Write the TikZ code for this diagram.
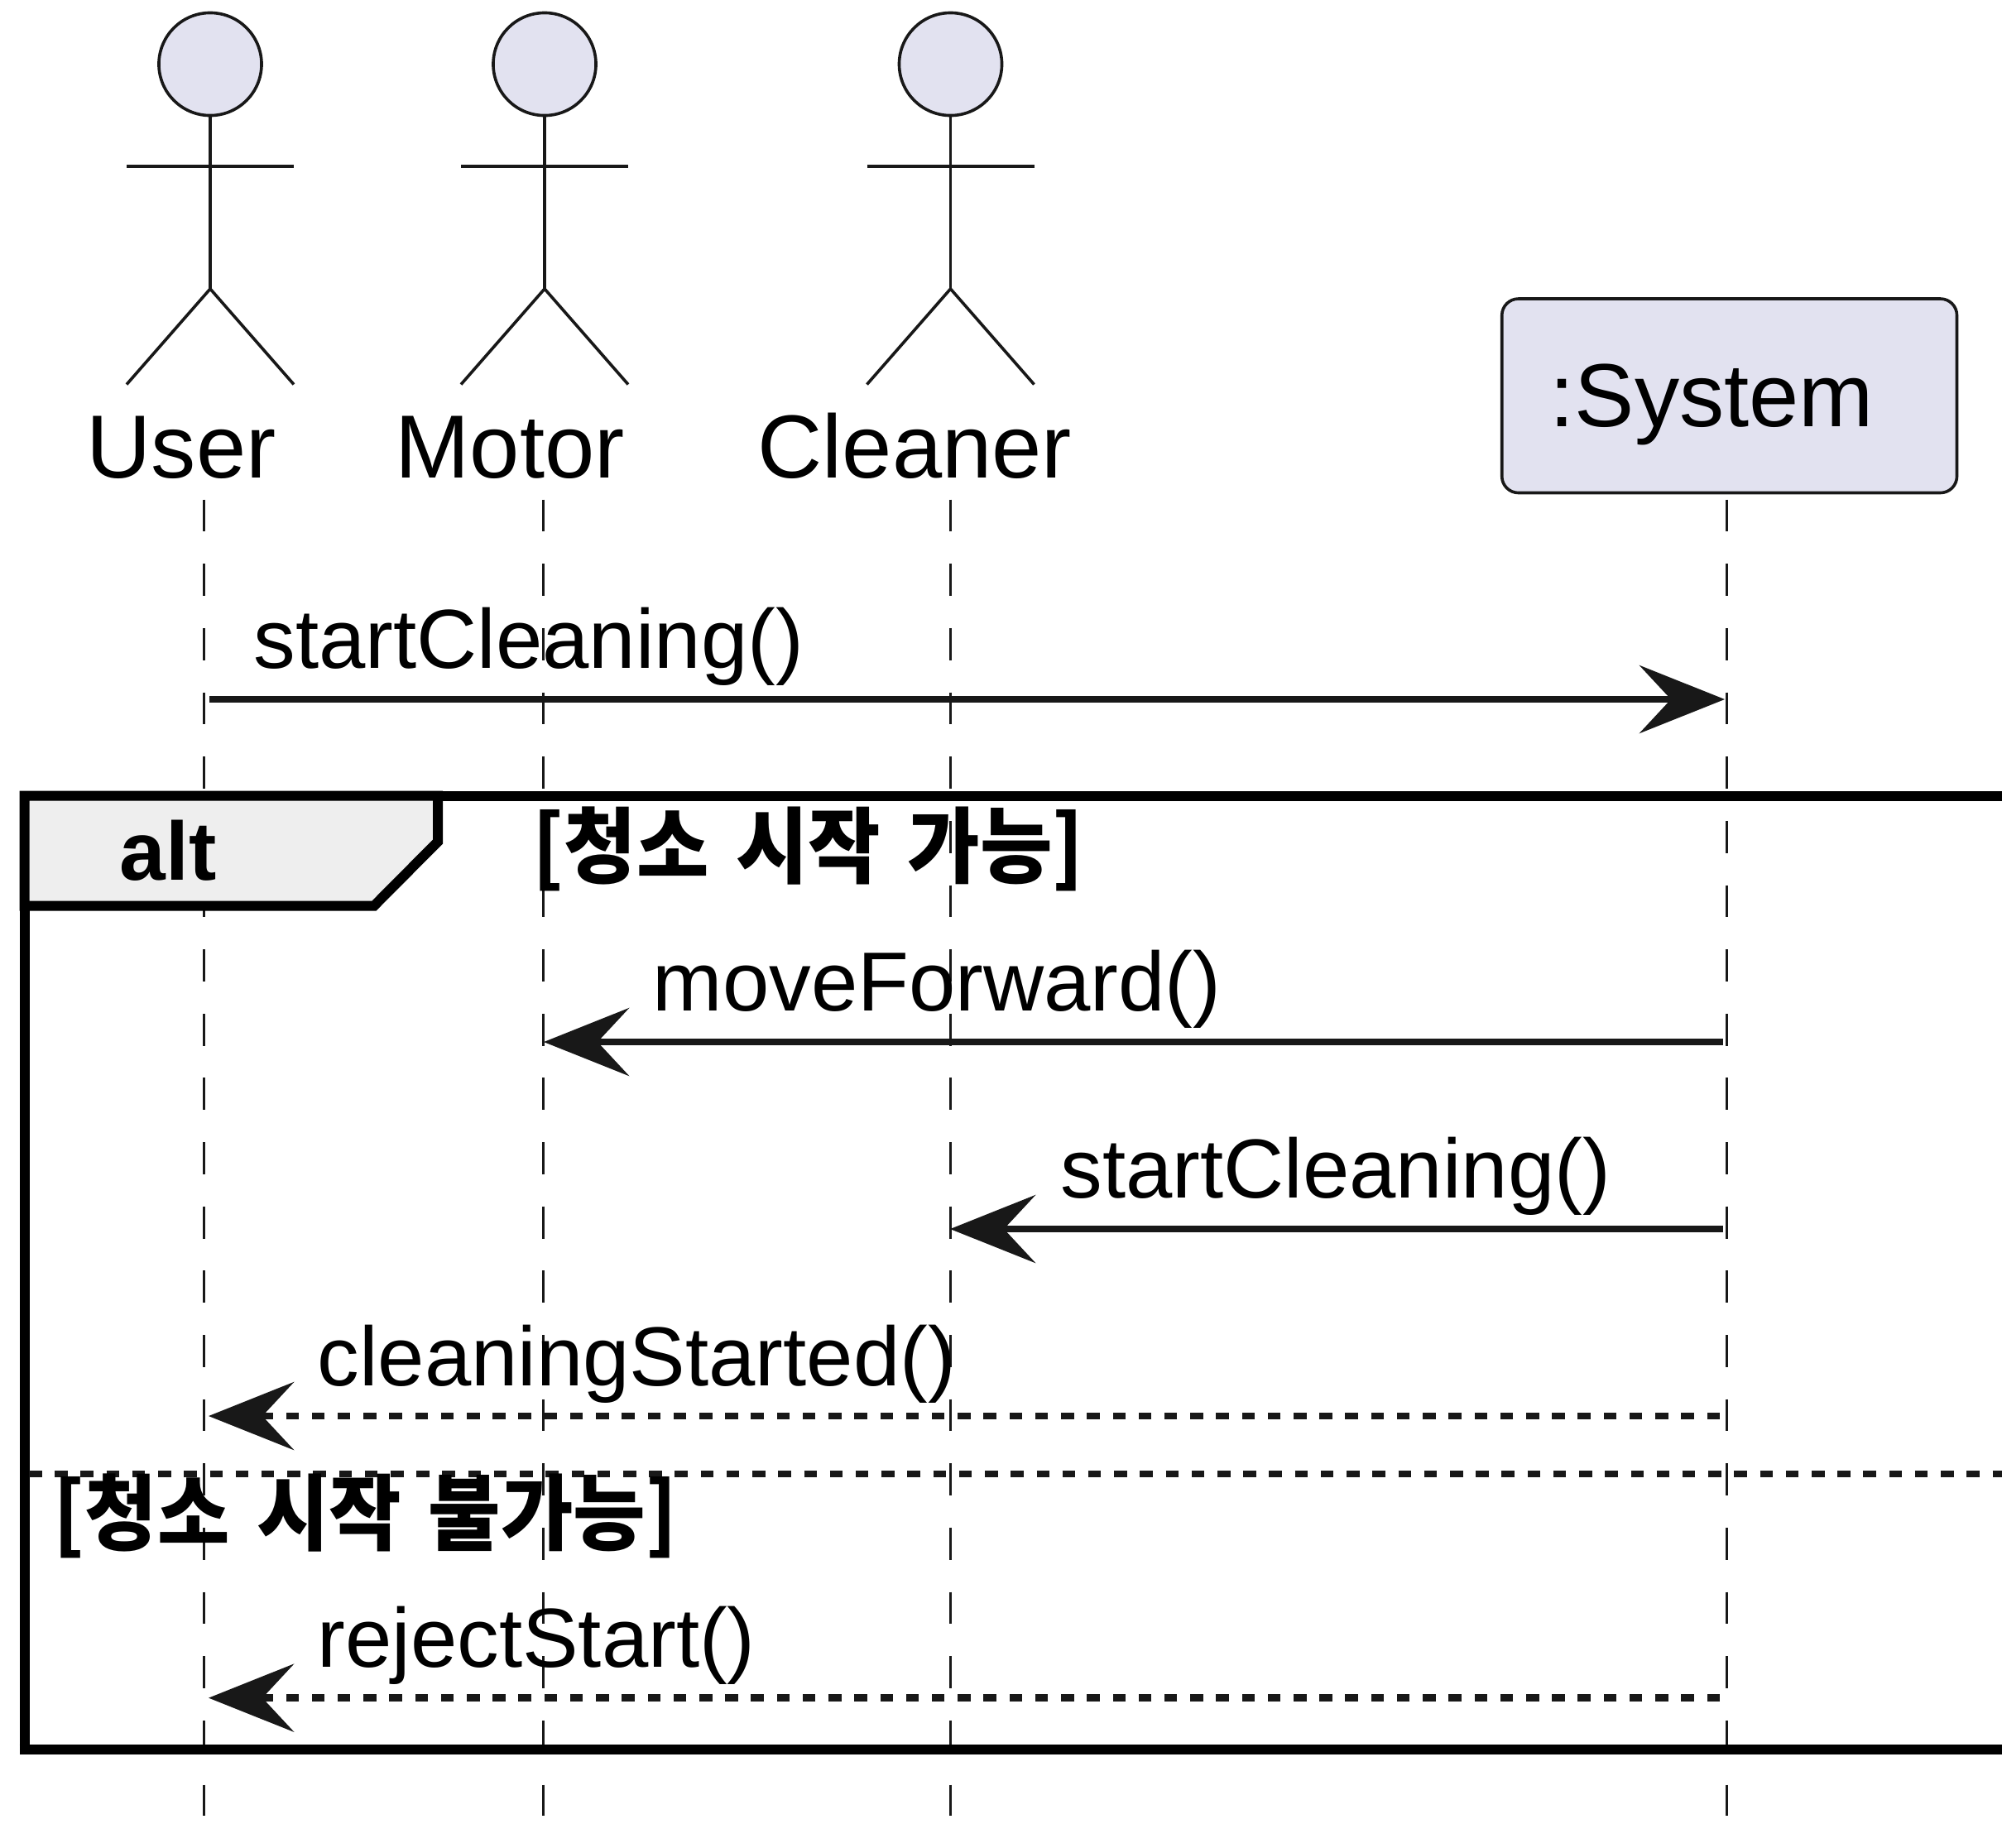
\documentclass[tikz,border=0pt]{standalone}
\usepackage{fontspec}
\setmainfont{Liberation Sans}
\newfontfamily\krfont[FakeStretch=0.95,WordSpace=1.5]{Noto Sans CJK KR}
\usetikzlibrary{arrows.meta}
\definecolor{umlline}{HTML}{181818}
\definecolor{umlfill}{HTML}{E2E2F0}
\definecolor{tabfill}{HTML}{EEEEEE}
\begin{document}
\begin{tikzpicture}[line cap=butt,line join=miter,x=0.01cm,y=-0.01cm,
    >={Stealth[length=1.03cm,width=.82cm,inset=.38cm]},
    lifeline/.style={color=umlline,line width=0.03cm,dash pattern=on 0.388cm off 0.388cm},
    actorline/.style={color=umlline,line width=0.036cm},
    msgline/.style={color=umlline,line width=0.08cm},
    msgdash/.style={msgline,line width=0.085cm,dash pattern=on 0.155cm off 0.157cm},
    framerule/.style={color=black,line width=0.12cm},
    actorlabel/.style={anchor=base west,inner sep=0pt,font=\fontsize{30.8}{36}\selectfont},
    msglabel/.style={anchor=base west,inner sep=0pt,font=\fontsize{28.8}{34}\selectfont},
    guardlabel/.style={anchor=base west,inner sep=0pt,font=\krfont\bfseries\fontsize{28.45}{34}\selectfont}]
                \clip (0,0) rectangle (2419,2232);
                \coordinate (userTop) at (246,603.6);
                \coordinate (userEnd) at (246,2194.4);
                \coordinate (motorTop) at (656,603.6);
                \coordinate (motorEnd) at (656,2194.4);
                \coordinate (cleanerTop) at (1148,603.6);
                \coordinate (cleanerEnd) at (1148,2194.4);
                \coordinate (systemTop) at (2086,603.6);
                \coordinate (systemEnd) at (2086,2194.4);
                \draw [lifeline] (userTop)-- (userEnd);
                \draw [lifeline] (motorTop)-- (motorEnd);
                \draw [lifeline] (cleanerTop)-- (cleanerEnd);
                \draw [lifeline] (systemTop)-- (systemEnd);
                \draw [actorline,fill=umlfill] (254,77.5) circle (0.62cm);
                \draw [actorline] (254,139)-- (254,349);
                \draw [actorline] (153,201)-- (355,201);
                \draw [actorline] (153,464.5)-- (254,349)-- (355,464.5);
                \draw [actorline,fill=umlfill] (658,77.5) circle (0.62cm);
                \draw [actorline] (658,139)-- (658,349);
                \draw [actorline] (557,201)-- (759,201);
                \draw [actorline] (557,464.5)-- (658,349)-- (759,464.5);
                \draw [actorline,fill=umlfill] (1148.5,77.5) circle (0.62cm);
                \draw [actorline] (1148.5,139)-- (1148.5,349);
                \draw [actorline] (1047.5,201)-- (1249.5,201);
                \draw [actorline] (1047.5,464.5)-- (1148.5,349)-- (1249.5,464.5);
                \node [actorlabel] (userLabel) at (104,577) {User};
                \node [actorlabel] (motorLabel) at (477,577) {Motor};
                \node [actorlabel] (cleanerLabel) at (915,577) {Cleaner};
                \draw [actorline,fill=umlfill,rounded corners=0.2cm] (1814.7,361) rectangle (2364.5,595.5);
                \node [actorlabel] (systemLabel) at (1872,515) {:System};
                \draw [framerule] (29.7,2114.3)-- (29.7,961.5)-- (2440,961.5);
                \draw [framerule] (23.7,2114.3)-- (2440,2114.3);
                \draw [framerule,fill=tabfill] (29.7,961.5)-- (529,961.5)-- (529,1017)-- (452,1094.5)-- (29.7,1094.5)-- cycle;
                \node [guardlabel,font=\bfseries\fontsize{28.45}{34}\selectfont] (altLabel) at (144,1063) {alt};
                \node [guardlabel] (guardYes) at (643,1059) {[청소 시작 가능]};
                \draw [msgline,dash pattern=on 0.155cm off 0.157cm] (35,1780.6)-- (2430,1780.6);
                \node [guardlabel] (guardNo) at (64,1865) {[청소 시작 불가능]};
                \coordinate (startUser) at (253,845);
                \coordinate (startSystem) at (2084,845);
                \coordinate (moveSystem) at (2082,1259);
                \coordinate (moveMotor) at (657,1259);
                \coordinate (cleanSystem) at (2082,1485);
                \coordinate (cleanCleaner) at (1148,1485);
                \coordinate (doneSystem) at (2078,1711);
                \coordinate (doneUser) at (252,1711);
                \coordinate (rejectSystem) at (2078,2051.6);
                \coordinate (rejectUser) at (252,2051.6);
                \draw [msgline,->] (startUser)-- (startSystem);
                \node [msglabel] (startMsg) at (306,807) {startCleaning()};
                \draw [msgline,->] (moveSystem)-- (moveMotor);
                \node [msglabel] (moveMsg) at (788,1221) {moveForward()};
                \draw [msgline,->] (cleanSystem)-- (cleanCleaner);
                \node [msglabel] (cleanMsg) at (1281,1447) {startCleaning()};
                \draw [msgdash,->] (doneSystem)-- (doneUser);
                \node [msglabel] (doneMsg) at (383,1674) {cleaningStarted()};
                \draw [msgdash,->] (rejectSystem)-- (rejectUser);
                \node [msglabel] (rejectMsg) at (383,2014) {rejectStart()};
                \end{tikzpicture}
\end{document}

__________________________________________________

Problem: Make an exact copy of the data, leaving its pictures out.

Output for this task:
Write the TikZ code for this diagram.
\documentclass[tikz,border=0pt]{standalone}
\usepackage{fontspec}
\setmainfont{Liberation Sans}
\newfontfamily\krfont[FakeStretch=0.95,WordSpace=1.5]{Noto Sans CJK KR}
\usetikzlibrary{arrows.meta}
\definecolor{umlline}{HTML}{181818}
\definecolor{umlfill}{HTML}{E2E2F0}
\definecolor{tabfill}{HTML}{EEEEEE}
\begin{document}
\begin{tikzpicture}[line cap=butt,line join=miter,x=0.01cm,y=-0.01cm,
    >={Stealth[length=1.03cm,width=.82cm,inset=.38cm]},
    lifeline/.style={color=umlline,line width=0.03cm,dash pattern=on 0.388cm off 0.388cm},
    actorline/.style={color=umlline,line width=0.036cm},
    msgline/.style={color=umlline,line width=0.08cm},
    msgdash/.style={msgline,line width=0.085cm,dash pattern=on 0.155cm off 0.157cm},
    framerule/.style={color=black,line width=0.12cm},
    actorlabel/.style={anchor=base west,inner sep=0pt,font=\fontsize{30.8}{36}\selectfont},
    msglabel/.style={anchor=base west,inner sep=0pt,font=\fontsize{28.8}{34}\selectfont},
    guardlabel/.style={anchor=base west,inner sep=0pt,font=\krfont\bfseries\fontsize{28.45}{34}\selectfont}]
                \clip (0,0) rectangle (2419,2232);
                \coordinate (userTop) at (246,603.6);
                \coordinate (userEnd) at (246,2194.4);
                \coordinate (motorTop) at (656,603.6);
                \coordinate (motorEnd) at (656,2194.4);
                \coordinate (cleanerTop) at (1148,603.6);
                \coordinate (cleanerEnd) at (1148,2194.4);
                \coordinate (systemTop) at (2086,603.6);
                \coordinate (systemEnd) at (2086,2194.4);
                \draw [lifeline] (userTop)-- (userEnd);
                \draw [lifeline] (motorTop)-- (motorEnd);
                \draw [lifeline] (cleanerTop)-- (cleanerEnd);
                \draw [lifeline] (systemTop)-- (systemEnd);
                \draw [actorline,fill=umlfill] (254,77.5) circle (0.62cm);
                \draw [actorline] (254,139)-- (254,349);
                \draw [actorline] (153,201)-- (355,201);
                \draw [actorline] (153,464.5)-- (254,349)-- (355,464.5);
                \draw [actorline,fill=umlfill] (658,77.5) circle (0.62cm);
                \draw [actorline] (658,139)-- (658,349);
                \draw [actorline] (557,201)-- (759,201);
                \draw [actorline] (557,464.5)-- (658,349)-- (759,464.5);
                \draw [actorline,fill=umlfill] (1148.5,77.5) circle (0.62cm);
                \draw [actorline] (1148.5,139)-- (1148.5,349);
                \draw [actorline] (1047.5,201)-- (1249.5,201);
                \draw [actorline] (1047.5,464.5)-- (1148.5,349)-- (1249.5,464.5);
                \node [actorlabel] (userLabel) at (104,577) {User};
                \node [actorlabel] (motorLabel) at (477,577) {Motor};
                \node [actorlabel] (cleanerLabel) at (915,577) {Cleaner};
                \draw [actorline,fill=umlfill,rounded corners=0.2cm] (1814.7,361) rectangle (2364.5,595.5);
                \node [actorlabel] (systemLabel) at (1872,515) {:System};
                \draw [framerule] (29.7,2114.3)-- (29.7,961.5)-- (2440,961.5);
                \draw [framerule] (23.7,2114.3)-- (2440,2114.3);
                \draw [framerule,fill=tabfill] (29.7,961.5)-- (529,961.5)-- (529,1017)-- (452,1094.5)-- (29.7,1094.5)-- cycle;
                \node [guardlabel,font=\bfseries\fontsize{28.45}{34}\selectfont] (altLabel) at (144,1063) {alt};
                \node [guardlabel] (guardYes) at (643,1059) {[청소 시작 가능]};
                \draw [msgline,dash pattern=on 0.155cm off 0.157cm] (35,1780.6)-- (2430,1780.6);
                \node [guardlabel] (guardNo) at (64,1865) {[청소 시작 불가능]};
                \coordinate (startUser) at (253,845);
                \coordinate (startSystem) at (2084,845);
                \coordinate (moveSystem) at (2082,1259);
                \coordinate (moveMotor) at (657,1259);
                \coordinate (cleanSystem) at (2082,1485);
                \coordinate (cleanCleaner) at (1148,1485);
                \coordinate (doneSystem) at (2078,1711);
                \coordinate (doneUser) at (252,1711);
                \coordinate (rejectSystem) at (2078,2051.6);
                \coordinate (rejectUser) at (252,2051.6);
                \draw [msgline,->] (startUser)-- (startSystem);
                \node [msglabel] (startMsg) at (306,807) {startCleaning()};
                \draw [msgline,->] (moveSystem)-- (moveMotor);
                \node [msglabel] (moveMsg) at (788,1221) {moveForward()};
                \draw [msgline,->] (cleanSystem)-- (cleanCleaner);
                \node [msglabel] (cleanMsg) at (1281,1447) {startCleaning()};
                \draw [msgdash,->] (doneSystem)-- (doneUser);
                \node [msglabel] (doneMsg) at (383,1674) {cleaningStarted()};
                \draw [msgdash,->] (rejectSystem)-- (rejectUser);
                \node [msglabel] (rejectMsg) at (383,2014) {rejectStart()};
                \end{tikzpicture}
\end{document}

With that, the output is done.